To paint the stars is extremely easy.

I use a hardware brush to splatter on the stars.

To get a good splatter you need to thin your paint down with water.

The more water you add the bigger the drops will be so I recommend that you so some test splatters on a piece of paper first to ensure you are happy with the dot sizes.

Add more stars along the length of the Milky Way and less towards the top and bottom.

Feel free to use several different colors too as that keep the sky vibrant.

I do however tend to use more white than the other colors though.

When doing splatter, always lay your canvas flat and then leave the paint to dry.

You can see how some of my splatter has run because my canvas was upright.

Painting the moon

Now lets move on to painting the moon.

I have added the moon in to our reference photo so you can get an idea of what it will look like.

I start by creating a mottled effect over the entire surface of the moon.

This will become the dark crater areas when we are done.
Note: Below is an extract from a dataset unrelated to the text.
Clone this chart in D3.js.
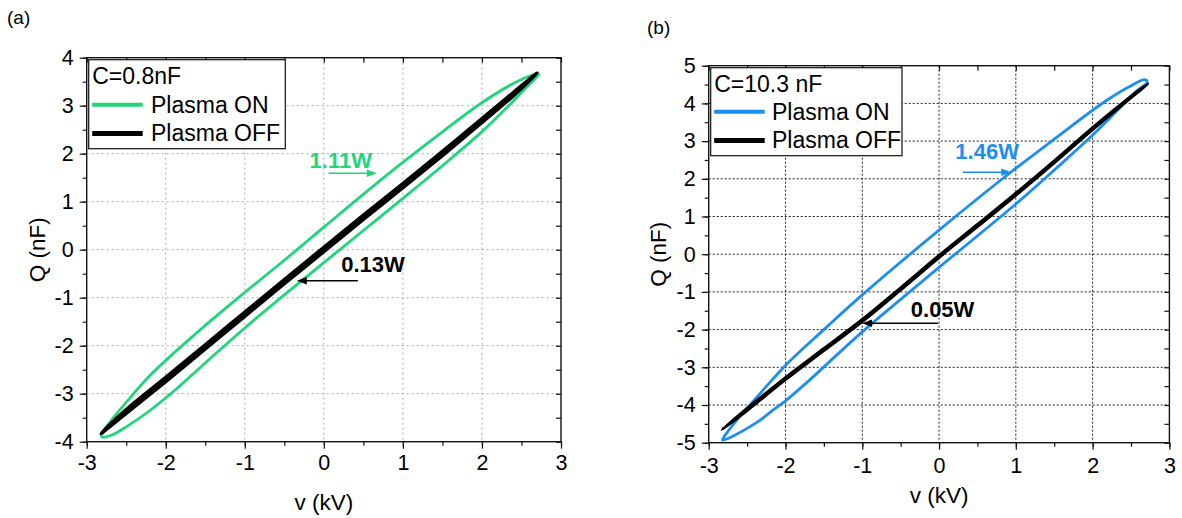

To create the effect I water down white paint to the consistency of an ink, I then randomly scrub this onto the moon.

I then use the hairdryer to dry this layer.
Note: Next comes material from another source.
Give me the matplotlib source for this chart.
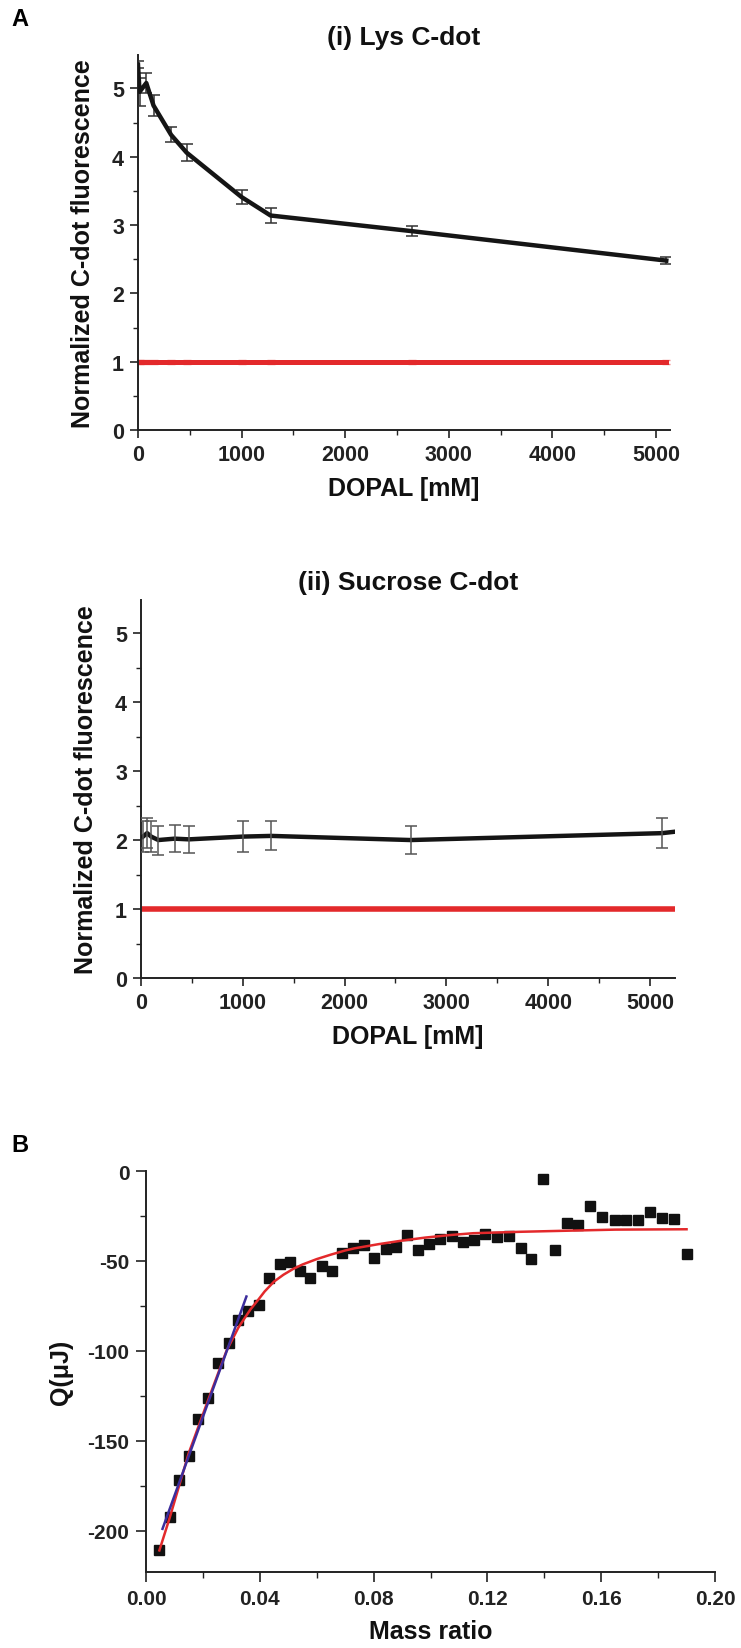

Once dry I repeat the process to enhance the effect.

Now we can start to paint the brighter areas and define the crater edges.
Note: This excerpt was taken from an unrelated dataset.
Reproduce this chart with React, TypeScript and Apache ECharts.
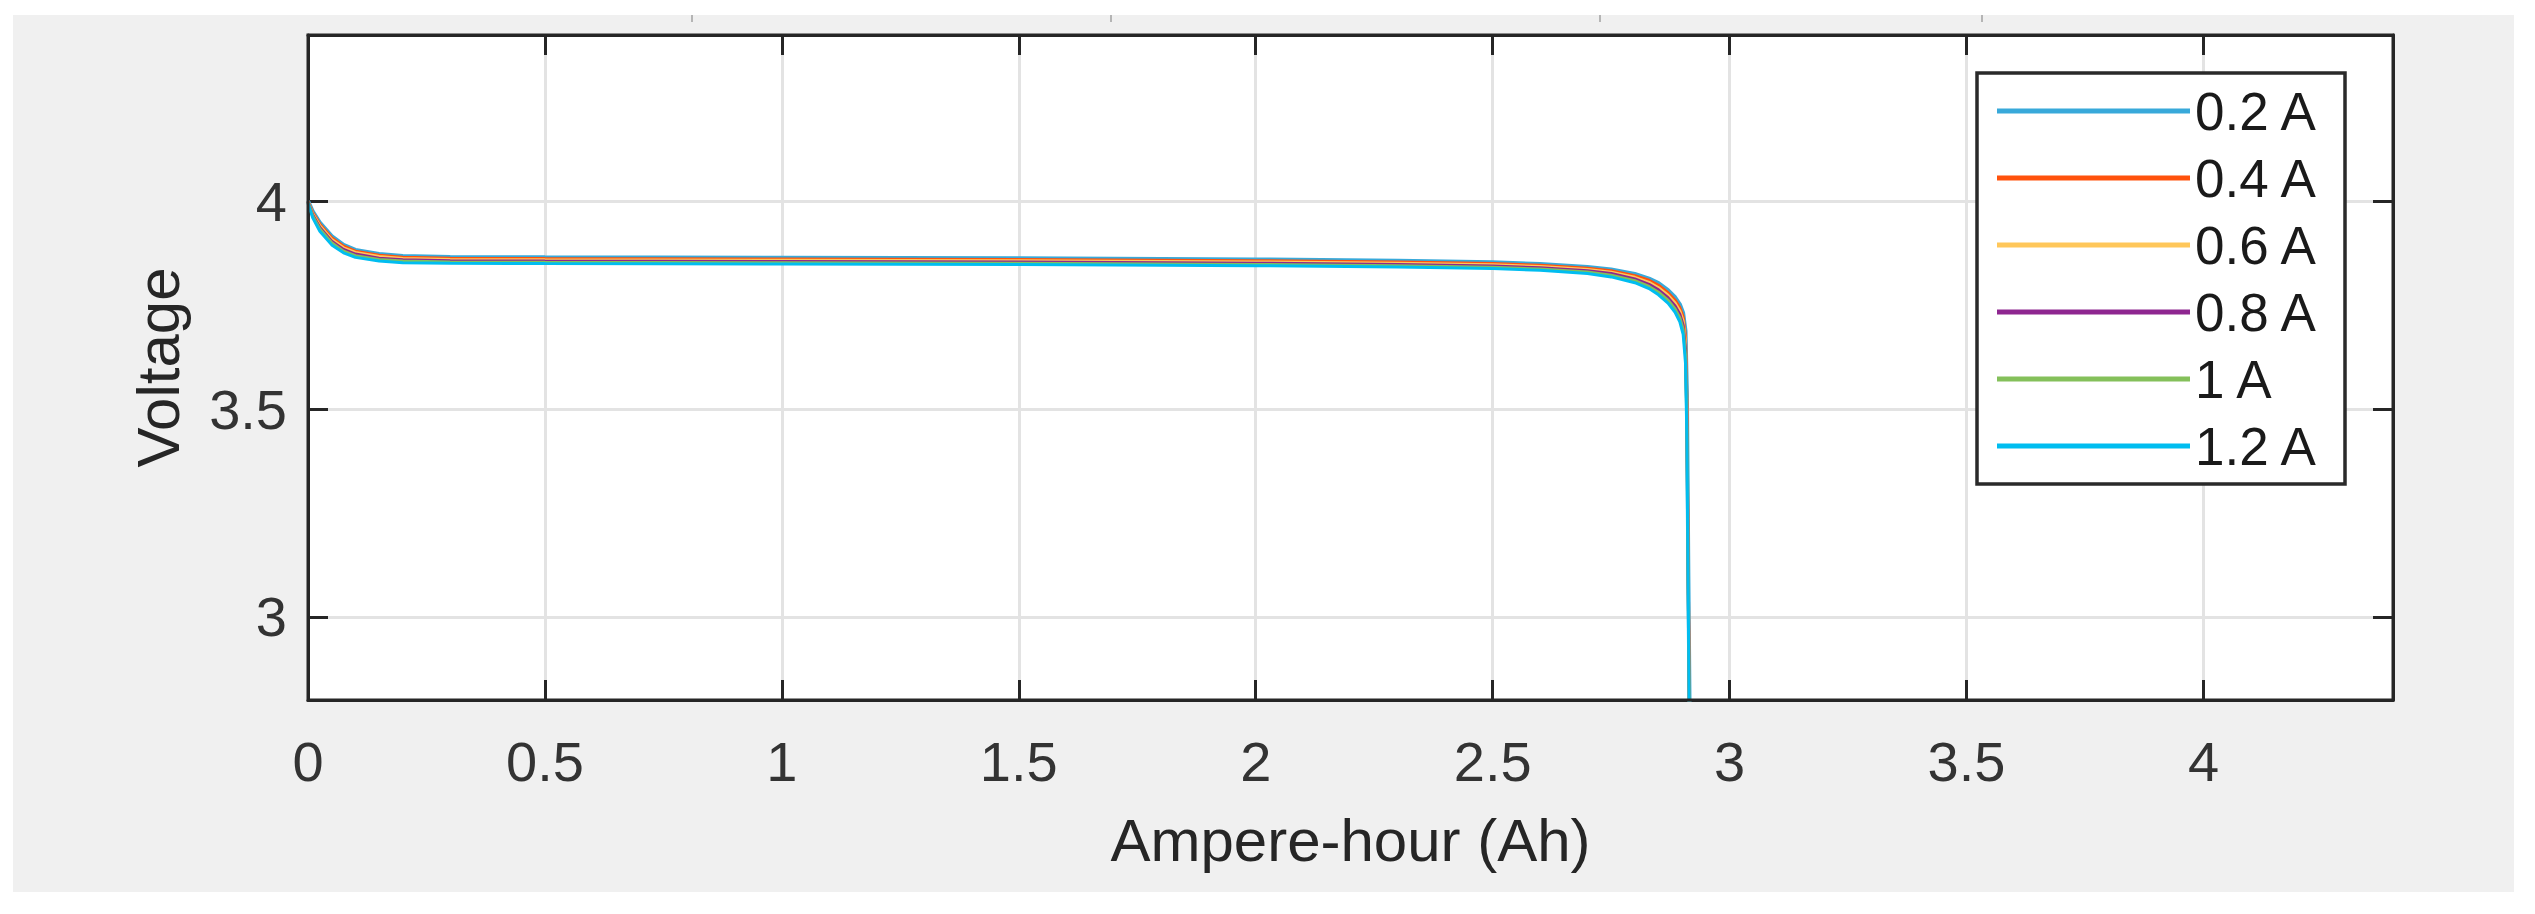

If you look at the photo you will see that there are very few even tonal values, everything is mottled.

For us to recreate this effect we will mark in layers.

Each layer a little brighter than the previous.

To ensure each layer becomes brighter I add some more white paint to the original watery mixture so that the paint become thicker and thicker with each layer.

As with the sky, you can see that I am only suggesting the shapes and craters using a rough and random scrubbing motion.

As I build up the layers I start to concerntrate on getting the moon to look round like a ball.

The moon is brighest in the 4 o'clock area and darkest around the 10 o'clock area.

To add the illusion of distance I add some trees to the foreground using black paint.

Painting the foreground

I add the trunk and then an impression of the branches and leaves with a zig-zag effect.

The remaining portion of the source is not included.